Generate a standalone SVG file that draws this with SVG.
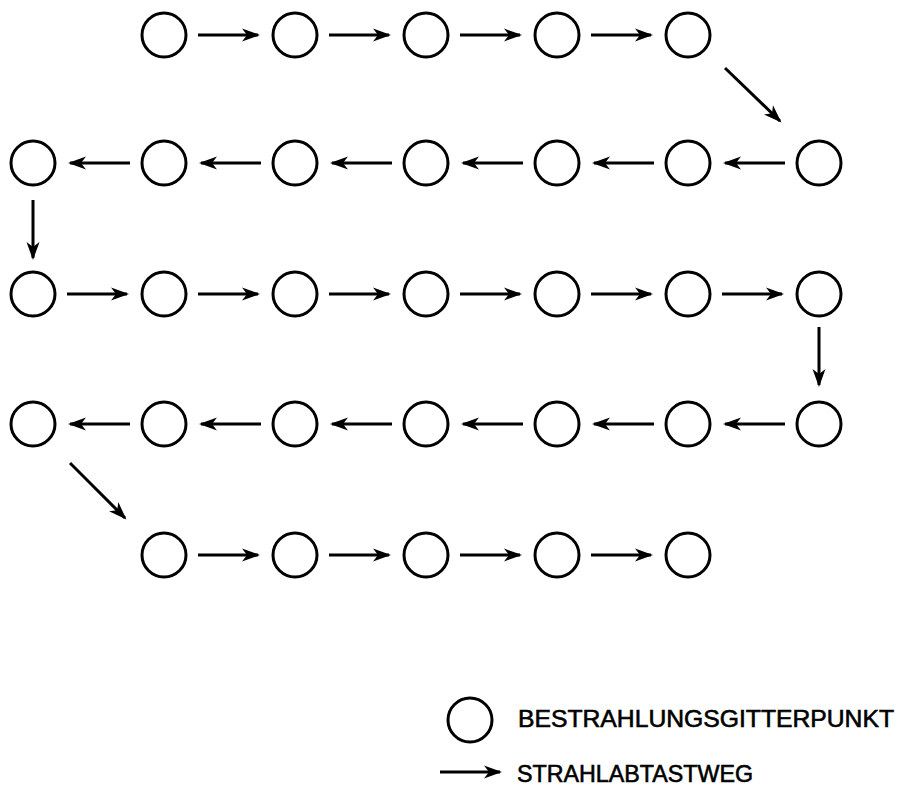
<svg xmlns="http://www.w3.org/2000/svg" width="909" height="798" viewBox="0 0 909 798">
<style>
.n{fill:none;stroke:#000;stroke-width:3}
.c{fill:none;stroke:#000;stroke-width:3;marker-end:url(#ah)}
.t{font-family:"Liberation Sans",Arial,sans-serif;font-size:24px;fill:#000;stroke:#000;stroke-width:0.6}
</style>
<defs>
<marker id="ah" markerUnits="userSpaceOnUse" viewBox="-20 -8 22 16" markerWidth="22" markerHeight="16" refX="-2" refY="0" orient="auto">
<path d="M0,0 L-18,-6.5 L-13,0 L-18,6.5 Z" fill="#000"/>
</marker>
<circle id="pt" r="22" class="n"/>
</defs>
<rect width="909" height="798" fill="#fff"/>
<g id="nodes">
<g id="r1c1"><use href="#pt" x="164" y="35"/></g>
<g id="r1c2"><use href="#pt" x="295" y="35"/></g>
<g id="r1c3"><use href="#pt" x="426" y="35"/></g>
<g id="r1c4"><use href="#pt" x="557" y="35"/></g>
<g id="r1c5"><use href="#pt" x="688" y="35"/></g>
<g id="r2c1"><use href="#pt" x="33" y="163"/></g>
<g id="r2c2"><use href="#pt" x="164" y="163"/></g>
<g id="r2c3"><use href="#pt" x="295" y="163"/></g>
<g id="r2c4"><use href="#pt" x="426" y="163"/></g>
<g id="r2c5"><use href="#pt" x="557" y="163"/></g>
<g id="r2c6"><use href="#pt" x="688" y="163"/></g>
<g id="r2c7"><use href="#pt" x="819" y="163"/></g>
<g id="r3c1"><use href="#pt" x="33" y="294"/></g>
<g id="r3c2"><use href="#pt" x="164" y="294"/></g>
<g id="r3c3"><use href="#pt" x="295" y="294"/></g>
<g id="r3c4"><use href="#pt" x="426" y="294"/></g>
<g id="r3c5"><use href="#pt" x="557" y="294"/></g>
<g id="r3c6"><use href="#pt" x="688" y="294"/></g>
<g id="r3c7"><use href="#pt" x="819" y="294"/></g>
<g id="r4c1"><use href="#pt" x="33" y="424"/></g>
<g id="r4c2"><use href="#pt" x="164" y="424"/></g>
<g id="r4c3"><use href="#pt" x="295" y="424"/></g>
<g id="r4c4"><use href="#pt" x="426" y="424"/></g>
<g id="r4c5"><use href="#pt" x="557" y="424"/></g>
<g id="r4c6"><use href="#pt" x="688" y="424"/></g>
<g id="r4c7"><use href="#pt" x="819" y="424"/></g>
<g id="r5c1"><use href="#pt" x="164" y="555"/></g>
<g id="r5c2"><use href="#pt" x="295" y="555"/></g>
<g id="r5c3"><use href="#pt" x="426" y="555"/></g>
<g id="r5c4"><use href="#pt" x="557" y="555"/></g>
<g id="r5c5"><use href="#pt" x="688" y="555"/></g>
</g>
<g id="connectors">
<path class="c" d="M198,35 H258"/>
<path class="c" d="M329,35 H389"/>
<path class="c" d="M460,35 H520"/>
<path class="c" d="M591,35 H651"/>
<path class="c" d="M725,68 L780,121"/>
<path class="c" d="M785,163 H725"/>
<path class="c" d="M654,163 H594"/>
<path class="c" d="M523,163 H463"/>
<path class="c" d="M392,163 H332"/>
<path class="c" d="M261,163 H201"/>
<path class="c" d="M130,163 H70"/>
<path class="c" d="M33,200 V258"/>
<path class="c" d="M67,294 H127"/>
<path class="c" d="M198,294 H258"/>
<path class="c" d="M329,294 H389"/>
<path class="c" d="M460,294 H520"/>
<path class="c" d="M591,294 H651"/>
<path class="c" d="M722,294 H782"/>
<path class="c" d="M819,327 V385"/>
<path class="c" d="M785,424 H725"/>
<path class="c" d="M654,424 H594"/>
<path class="c" d="M523,424 H463"/>
<path class="c" d="M392,424 H332"/>
<path class="c" d="M261,424 H201"/>
<path class="c" d="M130,424 H70"/>
<path class="c" d="M70,463 L125,518"/>
<path class="c" d="M198,555 H258"/>
<path class="c" d="M329,555 H389"/>
<path class="c" d="M460,555 H520"/>
<path class="c" d="M591,555 H651"/>
</g>
<g id="legend">
<circle cx="470" cy="720" r="22" class="n"/>
<text class="t" x="518" y="727" textLength="376" lengthAdjust="spacingAndGlyphs">BESTRAHLUNGSGITTERPUNKT</text>
<path class="c" d="M440,772 H500"/>
<text class="t" x="517" y="782" textLength="236" lengthAdjust="spacingAndGlyphs">STRAHLABTASTWEG</text>
</g>
</svg>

:::

Copy every line of the data exactly as written, excluding the pictures.

→ **Answer to this problem**:
Generate a standalone SVG file that draws this with SVG.
<svg xmlns="http://www.w3.org/2000/svg" width="909" height="798" viewBox="0 0 909 798">
<style>
.n{fill:none;stroke:#000;stroke-width:3}
.c{fill:none;stroke:#000;stroke-width:3;marker-end:url(#ah)}
.t{font-family:"Liberation Sans",Arial,sans-serif;font-size:24px;fill:#000;stroke:#000;stroke-width:0.6}
</style>
<defs>
<marker id="ah" markerUnits="userSpaceOnUse" viewBox="-20 -8 22 16" markerWidth="22" markerHeight="16" refX="-2" refY="0" orient="auto">
<path d="M0,0 L-18,-6.5 L-13,0 L-18,6.5 Z" fill="#000"/>
</marker>
<circle id="pt" r="22" class="n"/>
</defs>
<rect width="909" height="798" fill="#fff"/>
<g id="nodes">
<g id="r1c1"><use href="#pt" x="164" y="35"/></g>
<g id="r1c2"><use href="#pt" x="295" y="35"/></g>
<g id="r1c3"><use href="#pt" x="426" y="35"/></g>
<g id="r1c4"><use href="#pt" x="557" y="35"/></g>
<g id="r1c5"><use href="#pt" x="688" y="35"/></g>
<g id="r2c1"><use href="#pt" x="33" y="163"/></g>
<g id="r2c2"><use href="#pt" x="164" y="163"/></g>
<g id="r2c3"><use href="#pt" x="295" y="163"/></g>
<g id="r2c4"><use href="#pt" x="426" y="163"/></g>
<g id="r2c5"><use href="#pt" x="557" y="163"/></g>
<g id="r2c6"><use href="#pt" x="688" y="163"/></g>
<g id="r2c7"><use href="#pt" x="819" y="163"/></g>
<g id="r3c1"><use href="#pt" x="33" y="294"/></g>
<g id="r3c2"><use href="#pt" x="164" y="294"/></g>
<g id="r3c3"><use href="#pt" x="295" y="294"/></g>
<g id="r3c4"><use href="#pt" x="426" y="294"/></g>
<g id="r3c5"><use href="#pt" x="557" y="294"/></g>
<g id="r3c6"><use href="#pt" x="688" y="294"/></g>
<g id="r3c7"><use href="#pt" x="819" y="294"/></g>
<g id="r4c1"><use href="#pt" x="33" y="424"/></g>
<g id="r4c2"><use href="#pt" x="164" y="424"/></g>
<g id="r4c3"><use href="#pt" x="295" y="424"/></g>
<g id="r4c4"><use href="#pt" x="426" y="424"/></g>
<g id="r4c5"><use href="#pt" x="557" y="424"/></g>
<g id="r4c6"><use href="#pt" x="688" y="424"/></g>
<g id="r4c7"><use href="#pt" x="819" y="424"/></g>
<g id="r5c1"><use href="#pt" x="164" y="555"/></g>
<g id="r5c2"><use href="#pt" x="295" y="555"/></g>
<g id="r5c3"><use href="#pt" x="426" y="555"/></g>
<g id="r5c4"><use href="#pt" x="557" y="555"/></g>
<g id="r5c5"><use href="#pt" x="688" y="555"/></g>
</g>
<g id="connectors">
<path class="c" d="M198,35 H258"/>
<path class="c" d="M329,35 H389"/>
<path class="c" d="M460,35 H520"/>
<path class="c" d="M591,35 H651"/>
<path class="c" d="M725,68 L780,121"/>
<path class="c" d="M785,163 H725"/>
<path class="c" d="M654,163 H594"/>
<path class="c" d="M523,163 H463"/>
<path class="c" d="M392,163 H332"/>
<path class="c" d="M261,163 H201"/>
<path class="c" d="M130,163 H70"/>
<path class="c" d="M33,200 V258"/>
<path class="c" d="M67,294 H127"/>
<path class="c" d="M198,294 H258"/>
<path class="c" d="M329,294 H389"/>
<path class="c" d="M460,294 H520"/>
<path class="c" d="M591,294 H651"/>
<path class="c" d="M722,294 H782"/>
<path class="c" d="M819,327 V385"/>
<path class="c" d="M785,424 H725"/>
<path class="c" d="M654,424 H594"/>
<path class="c" d="M523,424 H463"/>
<path class="c" d="M392,424 H332"/>
<path class="c" d="M261,424 H201"/>
<path class="c" d="M130,424 H70"/>
<path class="c" d="M70,463 L125,518"/>
<path class="c" d="M198,555 H258"/>
<path class="c" d="M329,555 H389"/>
<path class="c" d="M460,555 H520"/>
<path class="c" d="M591,555 H651"/>
</g>
<g id="legend">
<circle cx="470" cy="720" r="22" class="n"/>
<text class="t" x="518" y="727" textLength="376" lengthAdjust="spacingAndGlyphs">BESTRAHLUNGSGITTERPUNKT</text>
<path class="c" d="M440,772 H500"/>
<text class="t" x="517" y="782" textLength="236" lengthAdjust="spacingAndGlyphs">STRAHLABTASTWEG</text>
</g>
</svg>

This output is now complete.